GOAL OF THE EXERCISE: Quote word for word the lines below, beginning with the first and ending with the one that has "psolid = [0.3, 0.3, 0.3, 0.28, 0.62]". Drop the pictures.

BEGIN DATA LINES

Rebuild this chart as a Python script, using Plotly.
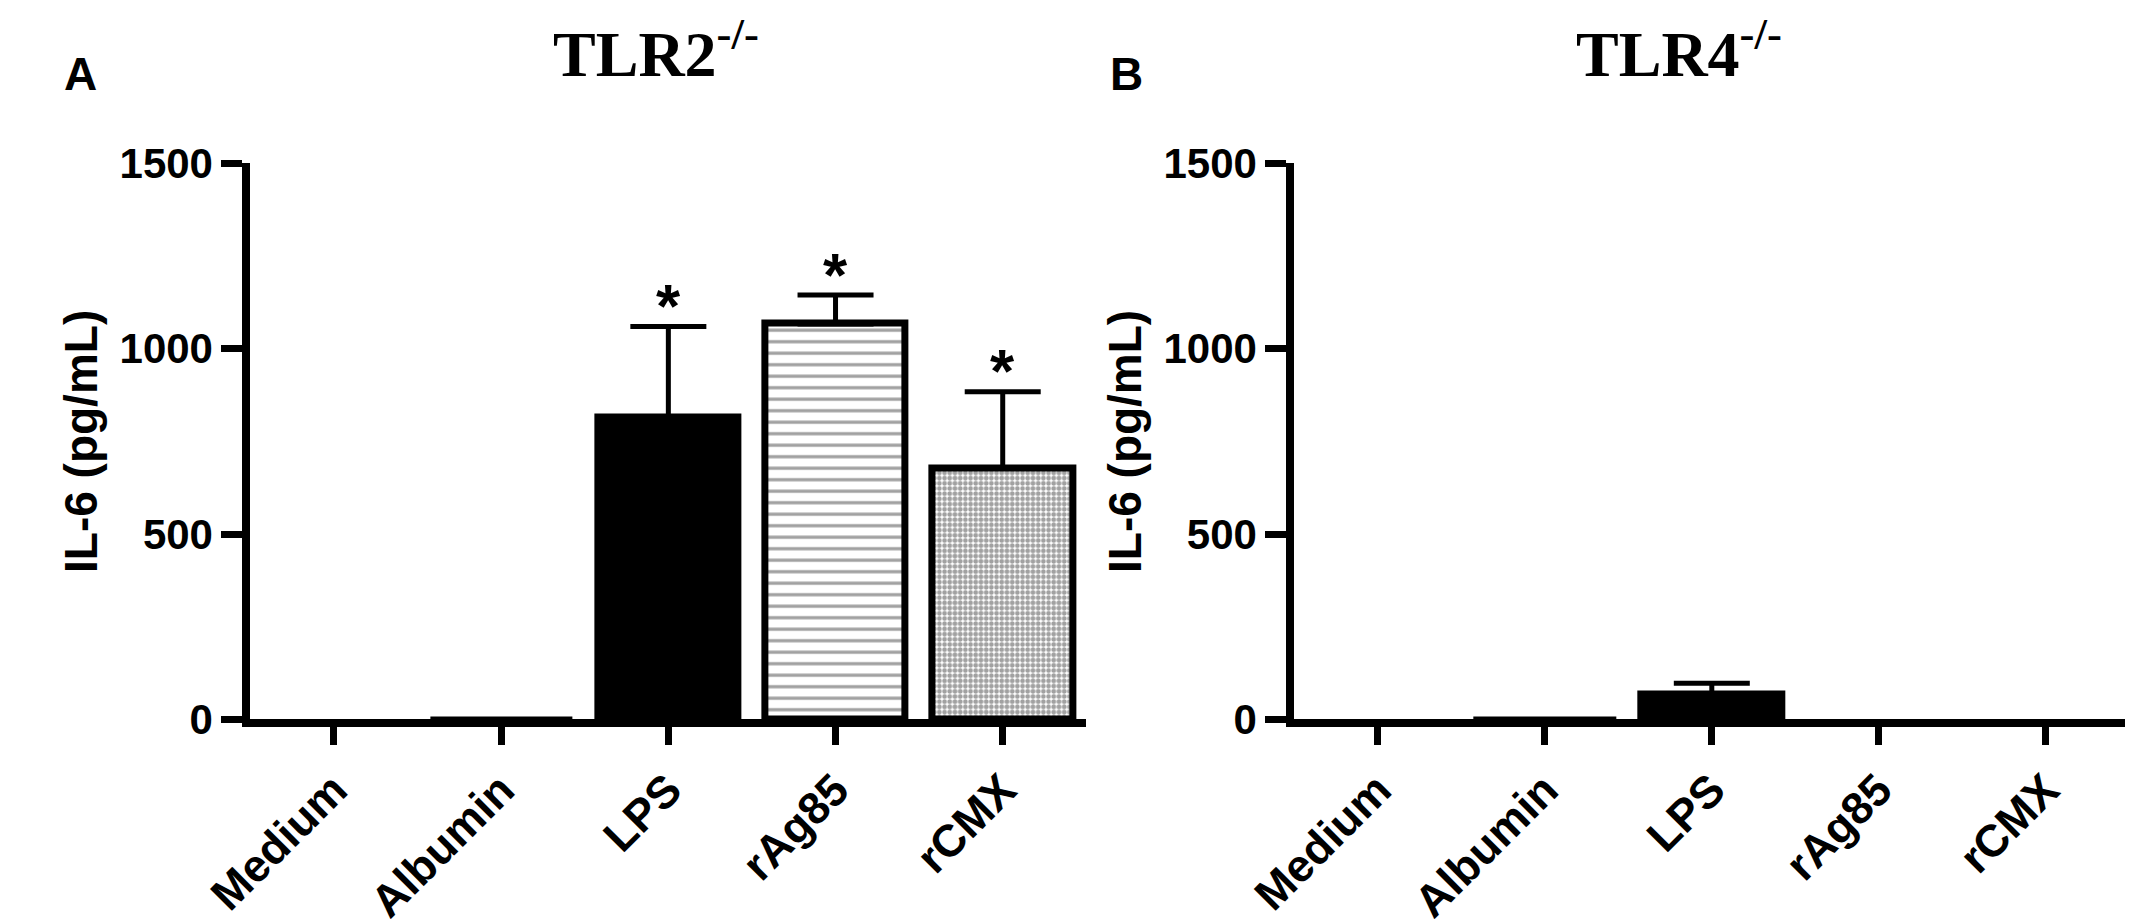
import plotly.graph_objects as go

# IL-6 (pg/mL)
groups = ["Medium", "Albumin", "LPS", "rAg85", "rCMX"]
tlr2_mean = [0, 4, 815, 1067, 677]
tlr2_err = [None, None, 245, 78, 207]
tlr2_sig = ["", "", "*", "*", "*"]
tlr4_mean = [0, 4, 68, 0, 0]
tlr4_err = [None, None, 29, None, None]
tlr4_sig = ["", "", "", "", ""]
y_ticks = [0, 500, 1000, 1500]

W, H = 2133, 919
SANS = "Liberation Sans, Arial, sans-serif"
SERIF = "Liberation Serif, Times New Roman, serif"

fill = ["white", "white", "black", "white", "white"]
shapes = ["", "", "", "-", "."]
psize = [8, 8, 8, 11.5, 5.2]
psolid = [0.3, 0.3, 0.3, 0.28, 0.62]


def add_panel(fig, means, errs, xa, ya):
    # flat bars get a thin outline, empty ones none
    lw = [7 if v >= 20 else (2 if v > 0 else 0) for v in means]
    fig.add_trace(go.Bar(
        x=groups, y=means, xaxis=xa, yaxis=ya, width=0.84,
        marker=dict(color=fill, line=dict(color="black", width=lw),
                    pattern=dict(shape=shapes, size=psize, solidity=psolid,
                                 fgcolor="black", bgcolor="white")),
        showlegend=False, hoverinfo="skip",
    ))
    # upward-only SEM bars, just where a value was read
    keep = [i for i, e in enumerate(errs) if e is not None]
    fig.add_trace(go.Scatter(
        x=[groups[i] for i in keep], y=[means[i] for i in keep],
        xaxis=xa, yaxis=ya, mode="markers", marker=dict(size=1, opacity=0),
        error_y=dict(type="data", array=[errs[i] for i in keep],
                     arrayminus=[0] * len(keep), symmetric=False,
                     color="black", thickness=5, width=38),
        showlegend=False, hoverinfo="skip",
    ))


fig = go.Figure()
add_panel(fig, tlr2_mean, tlr2_err, "x", "y")
add_panel(fig, tlr4_mean, tlr4_err, "x2", "y2")

xax = dict(type="category", categoryorder="array", categoryarray=groups,
           range=[-0.5, 4.5], showline=True, linecolor="black",
           linewidth=8, ticks="outside", ticklen=18, tickwidth=7, tickcolor="black",
           tickangle=-45, tickfont=dict(family=SANS, size=45, color="black", weight="bold"),
           showgrid=False, zeroline=False, fixedrange=True)
yax = dict(range=[0, 1500], tickvals=y_ticks, showline=True, linecolor="black",
           linewidth=8, ticks="outside", ticklen=21, tickwidth=7, tickcolor="black",
           tickfont=dict(family=SANS, size=42, color="black", weight="bold"),
           ticklabelstandoff=0, showgrid=False, zeroline=False, fixedrange=True,
           title=dict(text="IL-6 (pg/mL)", standoff=10,
                      font=dict(family=SANS, size=46, color="black", weight="bold")),
           automargin=False)

fig.update_layout(
    width=W, height=H, margin=dict(l=0, r=0, t=0, b=0),
    plot_bgcolor="white", paper_bgcolor="white", bargap=0,
    xaxis=dict(xax, domain=[197 / W, 1053 / W], anchor="y"),
    yaxis=dict(yax, domain=[1 - 732 / H, 1 - 160 / H], anchor="x"),
    xaxis2=dict(xax, domain=[1266 / W, 2121 / W], anchor="y2"),
    yaxis2=dict(yax, domain=[1 - 732 / H, 1 - 160 / H], anchor="x2"),
)

ann = []
for xref, yref, means, errs, sig in [("x", "y", tlr2_mean, tlr2_err, tlr2_sig),
                                     ("x2", "y2", tlr4_mean, tlr4_err, tlr4_sig)]:
    for g, m, e, s in zip(groups, means, errs, sig):
        if s:
            ann.append(dict(x=g, y=m + (e or 0), xref=xref, yref=yref, text=s,
                            showarrow=False, yanchor="middle", yshift=21,
                            font=dict(family=SANS, size=62, color="black", weight="bold")))

# panel titles and letters
for xc, title in [(612 / W, "TLR2<sup>-/-</sup>"), (1660 / W, "TLR4<sup>-/-</sup>")]:
    ann.append(dict(x=xc, y=1 - 43 / H, xref="paper", yref="paper", text=title,
                    showarrow=False, xanchor="center", yanchor="middle",
                    font=dict(family=SERIF, size=64, color="black", weight="bold")))
for xc, letter in [(23 / W, "A"), (1094 / W, "B")]:
    ann.append(dict(x=xc, y=1 - 68 / H, xref="paper", yref="paper", text=letter,
                    showarrow=False, xanchor="center", yanchor="middle",
                    font=dict(family=SANS, size=46, color="black", weight="bold")))

fig.update_layout(annotations=ann)
fig.write_html("out.html")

END DATA LINES

TASK OUTPUT:
Rebuild this chart as a Python script, using Plotly.
import plotly.graph_objects as go

# IL-6 (pg/mL)
groups = ["Medium", "Albumin", "LPS", "rAg85", "rCMX"]
tlr2_mean = [0, 4, 815, 1067, 677]
tlr2_err = [None, None, 245, 78, 207]
tlr2_sig = ["", "", "*", "*", "*"]
tlr4_mean = [0, 4, 68, 0, 0]
tlr4_err = [None, None, 29, None, None]
tlr4_sig = ["", "", "", "", ""]
y_ticks = [0, 500, 1000, 1500]

W, H = 2133, 919
SANS = "Liberation Sans, Arial, sans-serif"
SERIF = "Liberation Serif, Times New Roman, serif"

fill = ["white", "white", "black", "white", "white"]
shapes = ["", "", "", "-", "."]
psize = [8, 8, 8, 11.5, 5.2]
psolid = [0.3, 0.3, 0.3, 0.28, 0.62]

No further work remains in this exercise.